Despite its potentially nocebic name, Sever’s Disease (which is also know as calcaneal apophysitis, or Sever’s Lesion), is in common terms a fairly common painful heel bone disorder in children, particularly those that are physically active. It is often likened to its knee equivalent, Osgood Schlatters, but is often misdiagnosed as plantar fasciitis.

It most commonly occurs during the growth spurt of adolescence; the (roughly) 2-year period of early puberty when children grow most rapidly. This growth spurt can begin any time between the ages of 10 and 15 for boys and 8 and 13 for girls. Once children reach 15 years of age, the growth plate hardens and the growing bones fuse together into mature bone, making Sever’s Disease much less likely.

Symptoms include;

  • swelling and/or redness in the heel area
  • difficulty/pain on walking
  • discomfort or stiffness in the feet first thing in the morning
  • discomfort or pain when squeezing the heel
  • limping or walking on tiptoes to avoid putting pressure on the heel

So what causes SD? During the growth spurt of early puberty, the heel bone sometimes grows faster than the leg muscles and tendons. This can cause the muscles and tendons to become very tight and overstretched, making the heel less flexible and putting pressure on the growth plate. The Achilles tendon is the strongest tendon that attaches to the growth plate in the heel. Over time, repeated stress (force or pressure) on the already tight Achilles tendon can damage the growth plate, causing the above symptoms of Sever’s disease. High impact sports are often associated with SD – such as running, netball, gymnastics, football.

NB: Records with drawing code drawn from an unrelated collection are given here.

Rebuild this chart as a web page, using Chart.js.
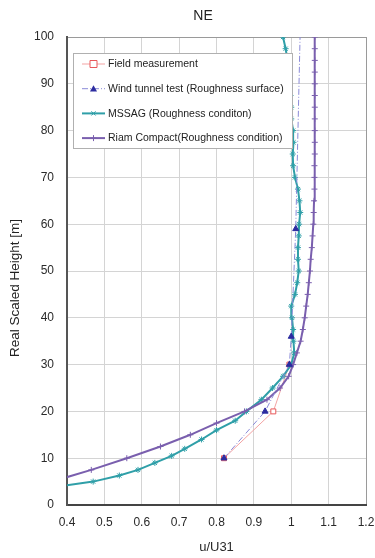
<!DOCTYPE html>
<html lang="en">
  <head>
    <meta charset="UTF-8" />
    <title>NE</title>
    <script src="https://cdn.jsdelivr.net/npm/chart.js@4.4.0/dist/chart.umd.min.js"></script>
    <style>
      body {
        margin: 0;
        background: #ffffff;
      }
      #wrap {
        position: relative;
        width: 375px;
        height: 558px;
      }
    </style>
  </head>
  <body>
    <div id="wrap">
      <canvas id="profileChart" width="375" height="558"></canvas>
    </div>

    <script>
      // u/U31 vs height
      const fieldU = [0.82, 0.952, 0.995];
      const fieldH = [10, 20, 30];

      const windU = [0.82, 0.93, 0.995, 1.0, 1.012, 1.025];
      const windH = [10, 20, 30, 36, 59, 105];

      const mssagU = [0.38, 0.47, 0.54, 0.59, 0.635, 0.68, 0.715, 0.76, 0.8, 0.85, 0.88, 0.92, 0.95, 0.978, 1.0, 1.008, 1.006, 1.005, 1.002, 1.0, 1.01, 1.016, 1.02, 1.018, 1.018, 1.02, 1.021, 1.024, 1.022, 1.018, 1.01, 1.005, 1.004, 1.006, 1.005, 1.0, 1.0, 0.998, 0.996, 0.994, 0.99, 0.985, 0.978];
      const mssagH = [4, 5, 6.3, 7.5, 9, 10.5, 12, 14, 16, 18, 20, 22.5, 25, 27.5, 30, 32.5, 35, 37.5, 40, 42.5, 45, 47.5, 50, 52.5, 55, 57.5, 60, 62.5, 65, 67.5, 70, 72.5, 75, 77.5, 80, 82.5, 85, 87.5, 90, 92.5, 95, 97.5, 100];

      const riamU = [0.36, 0.465, 0.56, 0.65, 0.73, 0.8, 0.875, 0.935, 0.97, 0.993, 1.005, 1.015, 1.025, 1.031, 1.036, 1.04, 1.044, 1.047, 1.05, 1.052, 1.055, 1.057, 1.059, 1.06, 1.061, 1.062, 1.062, 1.062, 1.063, 1.063, 1.063, 1.063, 1.063, 1.063, 1.063, 1.063, 1.063, 1.063, 1.063];
      const riamH = [5, 7.5, 10, 12.5, 15, 17.5, 20, 22.5, 25, 27.5, 30, 32.5, 35, 37.5, 40, 42.5, 45, 47.5, 50, 52.5, 55, 57.5, 60, 62.5, 65, 67.5, 70, 72.5, 75, 77.5, 80, 82.5, 85, 87.5, 90, 92.5, 95, 97.5, 100];

      const seriesNames = [
        "Field measurement",
        "Wind tunnel test (Roughness surface)",
        "MSSAG (Roughness conditon)",
        "Riam Compact(Roughness condition)",
      ];
      const chartTitle = "NE";
      const yTitle = "Real Scaled Height [m]";
      const xTitle = "u/U31";

      const FONT = 'Arial, "Liberation Sans", sans-serif';

      function toPoints(us, hs) {
        return us.map((u, i) => ({ x: u, y: hs[i] }));
      }

      // small marker painter used by the boxed legend
      function drawMarker(ctx, style, x, y, r, stroke, fill) {
        ctx.save();
        ctx.strokeStyle = stroke;
        ctx.fillStyle = fill;
        ctx.lineWidth = 1;
        ctx.beginPath();
        if (style === "rect") {
          ctx.rect(x - r, y - r, 2 * r, 2 * r);
          ctx.fill();
          ctx.stroke();
        } else if (style === "triangle") {
          ctx.moveTo(x, y - r);
          ctx.lineTo(x + r, y + r * 0.8);
          ctx.lineTo(x - r, y + r * 0.8);
          ctx.closePath();
          ctx.fill();
        } else if (style === "star") {
          ctx.moveTo(x - r, y); ctx.lineTo(x + r, y);
          ctx.moveTo(x - r * 0.7, y - r * 0.7); ctx.lineTo(x + r * 0.7, y + r * 0.7);
          ctx.moveTo(x + r * 0.7, y - r * 0.7); ctx.lineTo(x - r * 0.7, y + r * 0.7);
          ctx.stroke();
        } else {
          ctx.moveTo(x, y - r); ctx.lineTo(x, y + r);
          ctx.moveTo(x - r, y); ctx.lineTo(x + r, y);
          ctx.stroke();
        }
        ctx.restore();
      }

      // boxed legend inside the plot + the titles (placed off-centre like the original)
      const boxLegend = {
        id: "boxLegend",
        afterDraw(chart) {
          const ctx = chart.ctx;
          const area = chart.chartArea;
          const bx = area.left + 6, by = area.top + 16, bw = 219, bh = 95;
          ctx.save();
          ctx.fillStyle = "#ffffff";
          ctx.fillRect(bx, by, bw, bh);
          ctx.strokeStyle = "#b0b0b0";
          ctx.lineWidth = 1;
          ctx.strokeRect(bx + 0.5, by + 0.5, bw, bh);
          ctx.font = "10.5px " + FONT;
          ctx.textBaseline = "middle";
          chart.data.datasets.forEach((ds, i) => {
            const y = by + 11 + i * 24.7;
            const x0 = bx + 9, x1 = bx + 32;
            ctx.strokeStyle = ds.legendLine;
            ctx.lineWidth = ds.borderWidth;
            ctx.setLineDash(ds.borderDash || []);
            ctx.beginPath();
            ctx.moveTo(x0, y);
            ctx.lineTo(x1, y);
            ctx.stroke();
            ctx.setLineDash([]);
            drawMarker(ctx, ds.pointStyle, (x0 + x1) / 2, y, ds.pointRadius,
              ds.pointBorderColor, ds.pointBackgroundColor);
            ctx.fillStyle = "#222222";
            ctx.fillText(ds.label, bx + 35, y + 0.5);
          });

          ctx.fillStyle = "#222222";
          ctx.textAlign = "center";
          ctx.font = "14px " + FONT;
          ctx.fillText(chartTitle, 203, 16);

          ctx.font = "13.5px " + FONT;
          ctx.translate(15, 288);
          ctx.rotate(-Math.PI / 2);
          ctx.fillText(yTitle, 0, 0);
          ctx.restore();
        },
      };

      const ctx = document.getElementById("profileChart").getContext("2d");
      const chart = new Chart(ctx, {
        type: "scatter",
        data: {
          datasets: [
            {
              label: seriesNames[0],
              data: toPoints(fieldU, fieldH),
              showLine: true,
              borderColor: "#f3a3a3",
              legendLine: "#f3a3a3",
              borderWidth: 1,
              borderDash: [],
              pointStyle: "rect",
              pointRadius: 3.5,
              pointBorderColor: "#e8585a",
              pointBackgroundColor: "#ffffff",
              pointBorderWidth: 1,
              order: 4,
            },
            {
              label: seriesNames[1],
              data: toPoints(windU, windH),
              showLine: true,
              borderColor: "#8a8ad8",
              legendLine: "#8a8ad8",
              borderWidth: 1,
              borderDash: [6, 2, 1, 2],
              pointStyle: "triangle",
              pointRadius: 3.5,
              pointBorderColor: "#2c2ca0",
              pointBackgroundColor: "#2c2ca0",
              pointBorderWidth: 1,
              order: 1,
            },
            {
              label: seriesNames[2],
              data: toPoints(mssagU, mssagH),
              showLine: true,
              borderColor: "#2f9fa8",
              legendLine: "#2f9fa8",
              borderWidth: 2,
              pointStyle: "star",
              pointRadius: 3,
              pointBorderColor: "#2f9fa8",
              pointBackgroundColor: "#2f9fa8",
              pointBorderWidth: 1,
              order: 3,
            },
            {
              label: seriesNames[3],
              data: toPoints(riamU, riamH),
              showLine: true,
              borderColor: "#7a5fae",
              legendLine: "#7a5fae",
              borderWidth: 2,
              pointStyle: "cross",
              pointRadius: 3,
              pointBorderColor: "#7a5fae",
              pointBackgroundColor: "#7a5fae",
              pointBorderWidth: 1,
              order: 2,
            },
          ],
        },
        options: {
          responsive: false,
          animation: false,
          layout: { padding: { left: 0, right: 0, top: 37, bottom: 0 } },
          plugins: {
            legend: { display: false },
            tooltip: { enabled: false },
            title: { display: false },
          },
          scales: {
            x: {
              type: "linear",
              min: 0.4,
              max: 1.2,
              afterFit: (scale) => {
                scale.height = 53;
                scale.paddingLeft = 0;
                scale.paddingRight = 9;
              },
              ticks: {
                stepSize: 0.1,
                padding: 10,
                color: "#2a2a2a",
                font: { family: FONT, size: 12 },
                callback: (v) => String(Number(v.toFixed(1))),
              },
              grid: {
                drawTicks: false,
                color: (c) => (c.tick && Math.abs(c.tick.value - 1.2) < 1e-6 ? "#9a9a9a" : "#d4d4d4"),
              },
              border: { color: "#444444", width: 2 },
              title: {
                display: true,
                text: xTitle,
                color: "#2a2a2a",
                font: { family: FONT, size: 13 },
                padding: { top: 0, bottom: 3 },
              },
            },
            y: {
              min: 0,
              max: 100,
              afterFit: (scale) => { scale.width = 67; },
              ticks: {
                stepSize: 10,
                padding: 13,
                color: "#2a2a2a",
                font: { family: FONT, size: 12 },
              },
              grid: {
                drawTicks: false,
                color: (c) => (c.tick && c.tick.value === 100 ? "#9a9a9a" : "#d4d4d4"),
              },
              border: { color: "#555555", width: 2 },
              title: { display: false },
            },
          },
        },
        plugins: [boxLegend],
      });
    </script>
  </body>
</html>
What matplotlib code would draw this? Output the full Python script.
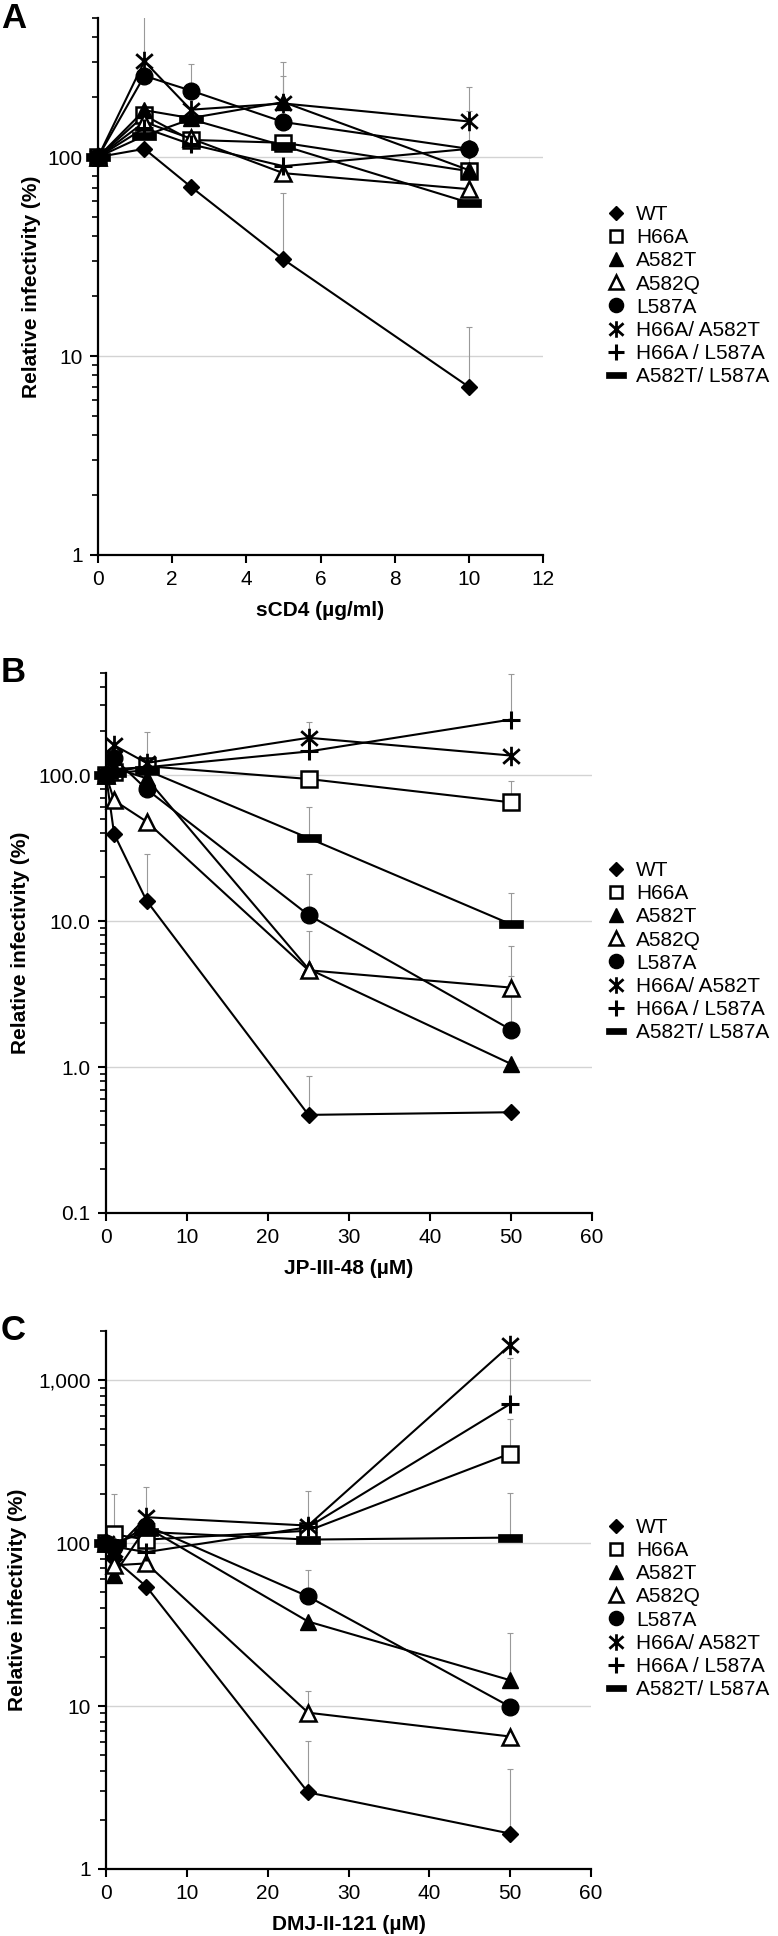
import numpy as np
import matplotlib
matplotlib.use("Agg")
import matplotlib.pyplot as plt
from matplotlib.path import Path
from matplotlib.lines import Line2D
from matplotlib.ticker import FixedLocator, FixedFormatter, LogLocator, NullFormatter

plt.rcParams['font.family'] = ['Liberation Sans', 'DejaVu Sans']

LABELS = ['WT', 'H66A', 'A582T', 'A582Q', 'L587A', 'H66A/ A582T', 'H66A / L587A', 'A582T/ L587A']

# panel A: sCD4
A_X = [0, 1.25, 2.5, 5, 10]
A_VALUES = [
    [100, 110, 71, 30.6, 7.0],     # WT
    [100, 162, 122, 118, 85],      # H66A
    [100, 172, 157, 189, 86],      # A582T
    [100, 150, 124, 83, 69],       # A582Q
    [100, 256, 216, 150, 110],     # L587A
    [100, 303, 173, 186, 151],     # H66A/A582T
    [100, 140, 116, 90, 110],      # H66A/L587A
    [100, 128, 155, 114, 59],      # A582T/L587A
]
# top of the error bar (None = no bar visible)
A_ERR_TOP = [
    [None, None, None, 66, 14],
    [None, None, None, None, None],
    [None, None, None, None, 170],
    [None, None, None, None, None],
    [None, None, 293, 256, None],
    [None, 550, None, 300, 225],
    [None, None, None, None, None],
    [None, None, None, None, None],
]

# panel B: JP-III-48
B_X = [0, 1, 5, 25, 50]
B_VALUES = [
    [100, 39.5, 13.8, 0.47, 0.49],
    [100, 105, 115, 94, 65],
    [100, 112, 95, 4.7, 1.05],
    [100, 67, 48, 4.6, 3.5],
    [100, 130, 80, 11, 1.8],
    [100, 160, 121, 180, 136],
    [100, 110, 113, 145, 240],
    [100, 103, 108, 37, 9.5],
]
B_ERR_TOP = [
    [None, None, 29, 0.87, None],
    [None, None, None, None, 91],
    [None, None, None, 8.5, None],
    [None, None, None, None, 6.7],
    [None, None, None, 21, 4.2],
    [None, None, 196, 230, None],
    [None, None, None, None, 490],
    [None, None, None, 60, 15.5],
]

# panel C: DMJ-II-121
C_X = [0, 1, 5, 25, 50]
C_VALUES = [
    [100, 80, 54, 2.95, 1.65],
    [100, 113, 105, 119, 354],
    [100, 64, 125, 33, 14.4],
    [100, 73, 75, 9.1, 6.5],
    [100, 95, 128, 47, 9.9],
    [100, 90, 144, 128, 1640],
    [100, 95, 88, 125, 714],
    [100, 100, 117, 105, 108],
]
C_ERR_TOP = [
    [None, None, None, 6.1, 4.1],
    [None, 200, None, None, 574],
    [None, None, None, None, 28],
    [None, None, None, 12.4, None],
    [None, None, None, 68, None],
    [None, None, 220, 209, None],
    [None, None, None, None, 1370],
    [None, None, None, None, 203],
]

# custom markers: asterisk and thick bar
STAR = Path([(0, -1), (0, 1), (-0.85, -0.75), (0.85, 0.75), (-0.85, 0.75), (0.85, -0.75)],
            [Path.MOVETO, Path.LINETO] * 3)
BAR = Path([(-1, -0.33), (1, -0.33), (1, 0.33), (-1, 0.33), (-1, -0.33)],
           [Path.MOVETO, Path.LINETO, Path.LINETO, Path.LINETO, Path.CLOSEPOLY])

STYLES = [
    dict(marker='D', ms=8, mfc='black', mew=1.0),
    dict(marker='s', ms=11, mfc='white', mew=1.8),
    dict(marker='^', ms=12, mfc='black', mew=1.0),
    dict(marker='^', ms=12, mfc='white', mew=1.8),
    dict(marker='o', ms=12, mfc='black', mew=1.0),
    dict(marker=STAR, ms=14, mfc='none', mew=2.0),
    dict(marker='+', ms=13, mfc='none', mew=2.2),
    dict(marker=BAR, ms=17, mfc='black', mew=0.5),
]

W, H = 778, 1936
fig = plt.figure(figsize=(W / 100, H / 100), dpi=100)


def add_axes_px(left, top, right, bottom):
    return fig.add_axes([left / W, 1 - bottom / H, (right - left) / W, (bottom - top) / H])


def draw_panel(ax, x, values, err_top, ylim, yticks, yticklabels, xmax, xstep, xlabel, ylab_x):
    for ys, tops, st in zip(values, err_top, STYLES):
        ex = [xi for xi, t in zip(x, tops) if t is not None]
        ey = [yi for yi, t in zip(ys, tops) if t is not None]
        eu = [t - yi for yi, t in zip(ys, tops) if t is not None]
        if ex:
            ax.errorbar(ex, ey, yerr=[np.zeros(len(eu)), eu], fmt='none', ecolor='#999999',
                        elinewidth=0.8, capsize=2, capthick=0.8, zorder=1)
        ax.plot(x, ys, color='black', lw=1.5, mec='black', clip_on=False, zorder=3, **st)

    ax.set_yscale('log')
    ax.set_ylim(*ylim)
    ax.set_xlim(0, xmax)
    ax.yaxis.set_major_locator(FixedLocator(yticks))
    ax.yaxis.set_major_formatter(FixedFormatter(yticklabels))
    ax.yaxis.set_minor_locator(LogLocator(base=10, subs=np.arange(2, 10)))
    ax.yaxis.set_minor_formatter(NullFormatter())
    ax.set_xticks(np.arange(0, xmax + 0.01, xstep))
    ax.yaxis.grid(True, which='major', color='#d3d3d3', lw=1.0, zorder=0)
    ax.set_axisbelow(True)

    for side in ['top', 'right']:
        ax.spines[side].set_visible(False)
    for side in ['left', 'bottom']:
        ax.spines[side].set_linewidth(1.6)
    ax.tick_params(axis='both', which='major', length=6, width=1.5, labelsize=15, pad=5)
    ax.tick_params(axis='y', which='minor', length=4, width=1.2)

    ax.set_xlabel(xlabel, fontsize=15, fontweight='bold', va='center')
    ax.xaxis.set_label_coords(0.5, -55 / 537)
    ax.set_ylabel('Relative infectivity (%)', fontsize=15, fontweight='bold', va='center')
    ax.yaxis.set_label_coords(ylab_x, 0.5)


def add_legend(ax, top_px):
    handles = []
    for st in STYLES:
        s = dict(st)
        s['ms'] = st['ms'] * 0.85
        handles.append(Line2D([], [], ls='none', color='black', mec='black', **s))
    ax.legend(handles, LABELS, loc='upper left', bbox_to_anchor=(606 / W, 1 - top_px / H),
              bbox_transform=fig.transFigure, frameon=False, fontsize=15,
              handlelength=1.0, handletextpad=0.45, labelspacing=0.2,
              borderpad=0, borderaxespad=0)


# panel A
axA = add_axes_px(98, 18, 543, 555)
draw_panel(axA, A_X, A_VALUES, A_ERR_TOP, (1, 500), [1, 10, 100], ['1', '10', '100'],
           12, 2, 'sCD4 (µg/ml)', (32 - 98) / 445)
add_legend(axA, 205)
fig.text(1 / W, 1 - 18 / H, 'A', fontsize=25, fontweight='bold', va='center', ha='left')

# panel B
axB = add_axes_px(106, 673, 592, 1213)
draw_panel(axB, B_X, B_VALUES, B_ERR_TOP, (0.1, 500), [0.1, 1, 10, 100],
           ['0.1', '1.0', '10.0', '100.0'], 60, 10, 'JP-III-48 (µM)', (21 - 106) / 486)
add_legend(axB, 861)
fig.text(1 / W, 1 - 673 / H, 'B', fontsize=25, fontweight='bold', va='center', ha='left')

# panel C
axC = add_axes_px(106, 1331, 591, 1869)
draw_panel(axC, C_X, C_VALUES, C_ERR_TOP, (1, 2000), [1, 10, 100, 1000],
           ['1', '10', '100', '1,000'], 60, 10, 'DMJ-II-121 (µM)', (18 - 106) / 485)
add_legend(axC, 1518)
fig.text(1 / W, 1 - 1331 / H, 'C', fontsize=25, fontweight='bold', va='center', ha='left')

fig.savefig('out.png', dpi=100)
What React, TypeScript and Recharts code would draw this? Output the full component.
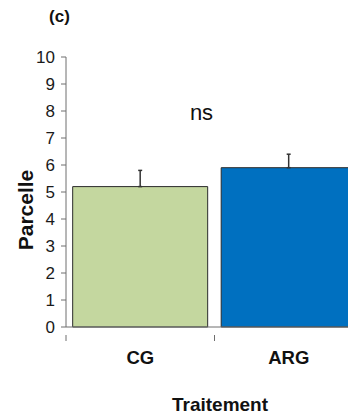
import { Bar, BarChart, ErrorBar, Label, XAxis, YAxis } from 'recharts';

const categories = ['CG', 'ARG'];
const values = [5.2, 5.9];
const errors = [0.6, 0.5];
const barColors = ['#c4d79f', '#0070c0'];
const yTicks = [0, 1, 2, 3, 4, 5, 6, 7, 8, 9, 10];

const data = categories.map((name, i) => ({
  name,
  value: values[i],
  err: [0, errors[i]],
  fill: barColors[i],
}));

const FONT = '"Liberation Sans", Arial, sans-serif';
const AXIS = '#6e6e6e';

function CategoryTick(props: any) {
  const { x, y, payload } = props;
  const left = x - (payload.offset ?? 0);
  return (
    <g>
      <line x1={left} y1={y} x2={left} y2={y + 6} stroke={AXIS} strokeWidth={1} />
      <text x={x} y={y + 29} textAnchor="middle" fontFamily={FONT} fontSize={18.5} fontWeight="bold" fill="#111">
        {payload.value}
      </text>
    </g>
  );
}

export default function App() {
  return (
    <div style={{ position: 'absolute', left: 0, top: 0, width: 348, height: 415, overflow: 'hidden', background: '#fff' }}>
      <BarChart
        width={380}
        height={415}
        data={data}
        margin={{ top: 57, right: 17, bottom: 0, left: 0 }}
        barCategoryGap="4.5%"
      >
        <text x={59.5} y={22} textAnchor="middle" fontFamily={FONT} fontSize={17} fontWeight="bold" fill="#111">
          (c)
        </text>
        <text x={201.5} y={120} textAnchor="middle" fontFamily={FONT} fontSize={22} fill="#111">
          ns
        </text>
        <XAxis
          dataKey="name"
          height={88}
          axisLine={{ stroke: AXIS }}
          tickLine={false}
          tick={<CategoryTick />}
          interval={0}
        >
          <Label
            content={() => (
              <text x={220} y={411} textAnchor="middle" fontFamily={FONT} fontSize={19} fontWeight="bold" fill="#111">
                Traitement
              </text>
            )}
          />
        </XAxis>
        <YAxis
          width={66}
          domain={[0, 10]}
          ticks={yTicks}
          interval={0}
          axisLine={{ stroke: AXIS }}
          tickLine={{ stroke: AXIS }}
          tickSize={5}
          tickMargin={6}
          tick={{ fontFamily: FONT, fontSize: 17, fill: '#1a1a1a' }}
        >
          <Label
            content={() => (
              <text
                x={25}
                y={210}
                transform="rotate(-90, 25, 210)"
                textAnchor="middle"
                dominantBaseline="central"
                fontFamily={FONT}
                fontSize={21}
                fontWeight="bold"
                fill="#111"
              >
                Parcelle
              </text>
            )}
          />
        </YAxis>
        <Bar dataKey="value" stroke="#2b2b2b" strokeWidth={1} isAnimationActive={false}>
          <ErrorBar dataKey="err" direction="y" width={2} stroke="#333" strokeWidth={1.5} isAnimationActive={false} />
        </Bar>
      </BarChart>
    </div>
  );
}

Once diagnosis is confirmed (and rarely are scans needed to do this), the initial aim of treatment is pain management. The P.O.L.I.C.E protocol is useful, but as the condition can persist for up to 2 years, ideally a structured, graded rehabilitation procedure of strengthening and stretching the relevant tissues will be discussed, with (potentially) a return-to-play plan put in place.

N.B. There are no ‘one size fits all’ style quick fixes in most injury scenarios, so these article shouldn’t be seen as such. They are merely guides to a better understanding of how our bodies work.